Understand repartitioning logic
Data distribution in the steps is shown in the following table.
As you can see, the CSV file input step divides the work between two step copies and each copy reads 50 rows of data. However, these 2 step copies also need to make sure that the rows end up on the correct count by state step copy where they arrive in a 43/57 split. Because of that, it is a general rule that the step performing the repartitioning (row redistribution) of the data (a non-partitioned step before a partitioned one) has internal buffers from every source step copy to every target step copy, as shown below.
This is where partitioning data becomes a useful concept, as it applies specific rule-based direction for aggregation, directing rows from the same state to the same step copy, so that the rows are not split arbitrarily. In the example below, a partition schema called State was applied to the count by state step and the Remainder of division partitioning rule was applied to the State field. Now, the count by state aggregation step produces consistent correct results because the rows were split up according to the partition schema and rule, as shown in the preview data.

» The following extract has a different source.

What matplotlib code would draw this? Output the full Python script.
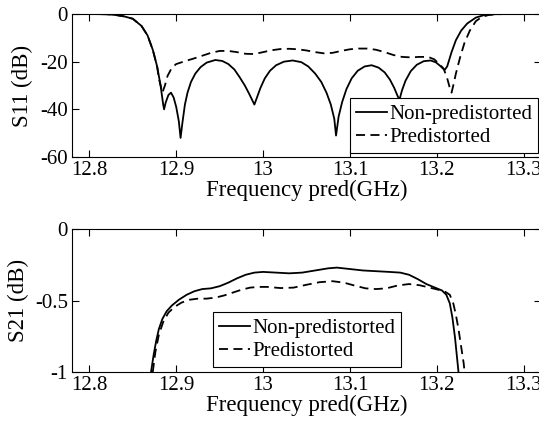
import matplotlib
matplotlib.use('Agg')
from matplotlib import pyplot as plt

plt.rcParams['font.family'] = ['Liberation Serif', 'DejaVu Serif']

# S11, non-predistorted (solid)
s11_np_freq = [12.78, 12.80, 12.82, 12.83, 12.84, 12.85, 12.86, 12.867, 12.873, 12.878,
               12.882, 12.885, 12.886, 12.888, 12.891, 12.894, 12.897, 12.900, 12.903, 12.905,
               12.907, 12.910, 12.913, 12.917, 12.922, 12.928, 12.935, 12.945, 12.953, 12.960,
               12.967, 12.973, 12.979, 12.984, 12.988, 12.990, 12.993, 12.997, 13.002, 13.008,
               13.015, 13.024, 13.034, 13.044, 13.052, 13.060, 13.067, 13.073, 13.078, 13.082,
               13.084, 13.087, 13.091, 13.096, 13.102, 13.109, 13.117, 13.125, 13.133, 13.140,
               13.146, 13.151, 13.155, 13.157, 13.160, 13.164, 13.170, 13.177, 13.185, 13.193,
               13.199, 13.204, 13.209, 13.212, 13.217, 13.222, 13.228, 13.235, 13.245, 13.255,
               13.265, 13.28, 13.33]
s11_np_db = [0, 0, -0.1, -0.4, -1, -2, -5, -9, -15, -22,
             -30, -38, -40, -37, -34, -33, -35, -39, -45, -52,
             -46, -38, -33, -28.5, -25, -22.3, -20.4, -19.3, -19.7, -21,
             -23.3, -26.5, -30, -33.5, -36.5, -38, -35, -31, -27, -23.8,
             -21.5, -20, -19.5, -20.2, -22, -25, -28.5, -33, -38, -44,
             -51, -43, -37, -31.5, -27, -23.8, -22, -21.5, -22.5, -24.5,
             -27.5, -31, -34.5, -36, -32, -28, -24, -21.3, -19.8, -19.5,
             -20.3, -21.8, -23.5, -22, -16, -11, -7, -4, -1.5, -0.4,
             -0.1, 0, 0]

# S11, predistorted (dashed)
s11_pd_freq = [12.78, 12.80, 12.82, 12.83, 12.84, 12.85, 12.86, 12.867, 12.873, 12.878,
               12.880, 12.884, 12.887, 12.890, 12.895, 12.900, 12.910, 12.920, 12.930, 12.940,
               12.950, 12.960, 12.970, 12.980, 12.990, 13.000, 13.010, 13.020, 13.030, 13.040,
               13.050, 13.060, 13.070, 13.080, 13.090, 13.100, 13.110, 13.120, 13.130, 13.140,
               13.150, 13.160, 13.170, 13.180, 13.190, 13.197, 13.203, 13.208, 13.212, 13.215,
               13.217, 13.219, 13.222, 13.227, 13.232, 13.238, 13.245, 13.252, 13.26, 13.27,
               13.28, 13.33]
s11_pd_db = [0, 0, -0.1, -0.4, -1, -2, -5, -9, -15, -22,
             -27, -33, -30, -26, -22.5, -21, -19.8, -18.7, -17.5, -16.3,
             -15.5, -15.5, -16, -16.7, -16.8, -16, -15.2, -14.7, -14.6, -14.8,
             -15.3, -16, -16.5, -16.3, -15.5, -14.8, -14.5, -14.5, -15, -16,
             -17.2, -18, -18.2, -18, -18, -19, -21, -23, -27, -31,
             -33, -30, -25, -18, -12, -7, -3, -1.2, -0.4, -0.1,
             0, 0]

# S21, non-predistorted (solid)
s21_np_freq = [12.871, 12.874, 12.877, 12.880, 12.884, 12.889, 12.895, 12.903, 12.912, 12.921,
               12.930, 12.940, 12.950, 12.960, 12.970, 12.980, 12.990, 13.000, 13.015, 13.030,
               13.045, 13.060, 13.075, 13.085, 13.100, 13.115, 13.130, 13.145, 13.158, 13.168,
               13.178, 13.188, 13.198, 13.206, 13.211, 13.215, 13.218, 13.221, 13.223, 13.225]
s21_np_db = [-1.0, -0.88, -0.78, -0.70, -0.63, -0.575, -0.535, -0.495, -0.46, -0.435,
             -0.42, -0.415, -0.40, -0.375, -0.345, -0.32, -0.305, -0.30, -0.305, -0.31,
             -0.305, -0.29, -0.275, -0.27, -0.28, -0.29, -0.295, -0.30, -0.305, -0.32,
             -0.35, -0.385, -0.41, -0.43, -0.46, -0.52, -0.62, -0.76, -0.88, -1.0]

# S21, predistorted (dashed)
s21_pd_freq = [12.873, 12.876, 12.880, 12.885, 12.891, 12.898, 12.906, 12.915, 12.925, 12.935,
               12.945, 12.955, 12.965, 12.975, 12.985, 12.995, 13.005, 13.020, 13.035, 13.050,
               13.065, 13.080, 13.093, 13.105, 13.118, 13.130, 13.142, 13.155, 13.168, 13.180,
               13.192, 13.202, 13.210, 13.215, 13.219, 13.222, 13.225, 13.228, 13.231, 13.232]
s21_pd_db = [-1.0, -0.86, -0.74, -0.65, -0.585, -0.545, -0.515, -0.495, -0.487, -0.487,
             -0.48, -0.465, -0.445, -0.425, -0.41, -0.405, -0.405, -0.413, -0.41, -0.39,
             -0.372, -0.365, -0.375, -0.395, -0.415, -0.42, -0.415, -0.395, -0.385, -0.393,
             -0.41, -0.425, -0.44, -0.46, -0.52, -0.60, -0.70, -0.82, -0.94, -1.0]

xticks = [12.8, 12.9, 13.0, 13.1, 13.2, 13.3]
xticklabels = ['12.8', '12.9', '13', '13.1', '13.2', '13.3']
legend_labels = ['Non-predistorted', 'Predistorted']

W, H = 539, 421
fig = plt.figure(figsize=(W / 100, H / 100), dpi=100)

ax1 = fig.add_axes([72 / W, 1 - 157 / H, 469 / W, 143 / H])
ax2 = fig.add_axes([72 / W, 1 - 372 / H, 469 / W, 143 / H])

dash = (5, 3)
lw = 1.3

ax1.plot(s11_np_freq, s11_np_db, color='black', lw=lw, label=legend_labels[0])
ax1.plot(s11_pd_freq, s11_pd_db, color='black', lw=lw, ls='--', dashes=dash, label=legend_labels[1])
ax1.set_ylim(-60, 0)
ax1.set_yticks([-60, -40, -20, 0])
ax1.set_yticklabels(['-60', '-40', '-20', '0'])
ax1.set_ylabel('S11 (dB)', fontsize=16.5, labelpad=5)

ax2.plot(s21_np_freq, s21_np_db, color='black', lw=lw, label=legend_labels[0])
ax2.plot(s21_pd_freq, s21_pd_db, color='black', lw=lw, ls='--', dashes=dash, label=legend_labels[1])
ax2.set_ylim(-1, 0)
ax2.set_yticks([-1, -0.5, 0])
ax2.set_yticklabels(['-1', '-0.5', '0'])
ax2.set_ylabel('S21 (dB)', fontsize=16.5, labelpad=4)

for ax in (ax1, ax2):
    ax.set_xlim(12.78, 13.32)
    ax.set_xticks(xticks)
    ax.set_xticklabels(xticklabels)
    ax.set_xlabel('Frequency pred(GHz)', fontsize=16.5, labelpad=0)
    ax.tick_params(direction='in', top=True, right=True, length=5, width=0.8,
                   labelsize=15, pad=3)
    for sp in ax.spines.values():
        sp.set_linewidth(0.8)

leg_kw = dict(fontsize=15, frameon=True, fancybox=False, shadow=False, framealpha=1,
              edgecolor='black', handlelength=1.5, handletextpad=0.1, borderpad=0.28,
              labelspacing=0.18, borderaxespad=0, bbox_transform=fig.transFigure)
leg1 = ax1.legend(loc='lower right', bbox_to_anchor=(538 / W, 1 - 153 / H), **leg_kw)
leg2 = ax2.legend(loc='lower left', bbox_to_anchor=(213 / W, 1 - 367 / H), **leg_kw)
for leg in (leg1, leg2):
    leg.get_frame().set_linewidth(0.8)

fig.savefig('out.png', dpi=100)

Partitioning data over tables
The Table output step (double-click the step to open it) supports partitioning rows of data to different tables. When configured to accept the table name from a Partitioning field, the PDI client will output the rows to the appropriate table. You can also Partition data per month or Partition data per day. To ensure that all the necessary tables exist, we recommend creating them in a separate transformation.
The partitioning method you use can be based on any criteria, can include no rule (round-robin row distribution), or can be created using a partitioning method plugin. The idea is to establish a criterion by which to partition the data, so that resulting storage and processing groups are logically independent from each other.
Step One: setup the partition schema:
- First, configure a partition schema. A partition schema defines how many ways the row stream will be split. The names used for the partitions can be anything you like.
- Next, apply the partition schema to the Group By step. By applying a partition schema to a step, a matching set of step copies is started automatically (for example, if applying a partition schema with three partitions, three step copies are launched).
Step Two: select the partitioning method:
- Establish the partitioning method for the step, which defines the rule for row distribution across the copies. The Remainder of division rule allows rows with the same state value to be sent to the same step copy and the distribution of similar rows among the steps. If the modulo is calculated on a non-integer value, the PDI client calculates the modulo on a checksum created from the String, Date, and Number value.
Use data swimlanes
When a partitioned step passes data to another partitioned step with the same partition schema, the data is kept in swimlanes because no repartitioning needs to be done. As illustrated below, no extra buffers (row sets) are allocated between the copies of steps count by state and Replace in string.
The step copies remain isolated from one another and the rows of data travel in swimlanes. No extra work needs to be done to keep the data partitioned, so you can chain as many partitioned steps as needed. This will internally be executed as shown in the following illustration.
Rules for partitioning
When you use partitioning, the logic used for distribution, repartitioning, and buffer allocations will be dependent upon the following rules:
- A partitioned step causes one step copy to be executed per partition in the partition schema.
- When a step needs to repartition the data, the step creates buffers (row sets) from each source step copy to each target step copy (partition).
- When rows of data pass from a non-partitioned step to a partitioned one, data is repartitioned and extra buffers are allocated.
- When rows of data, partitioned with the same partition schema, pass from a partitioned step to another partitioned step, data is not repartitioned.
- When rows of data, partitioned with a different partition schema, pass from a partitioned step to another partitioned step, data is repartitioned.
Partitioning clustered transformations
Partitioning data allows your transformations to scale out on a cluster of slave servers to maximize the resources of machines operating in parallel. When a step is assigned to run on a Carte master node (that is, non-clustered in a clustered transformation), the same rules apply as described in Rules for partitioning.
In case a clustered step is partitioned, the partitions are distributed over the number of slave servers. As a result, the number of partitions needs to be equal to or higher than the number of slave servers in the cluster schema. It is, therefore, recommended to allow the PDI client to create the partition schema dynamically in a clustered environment.
You should always limit repartitioning on a cluster to a minimum, as high amounts of networking and CPU overhead can be incurred, which is caused by the massive amounts of data passing from one server to another over TCP/IP sockets. Also, to get optimal performance on a cluster, try to keep the data in swimlanes, described in Use data swimlanes, for as long as possible.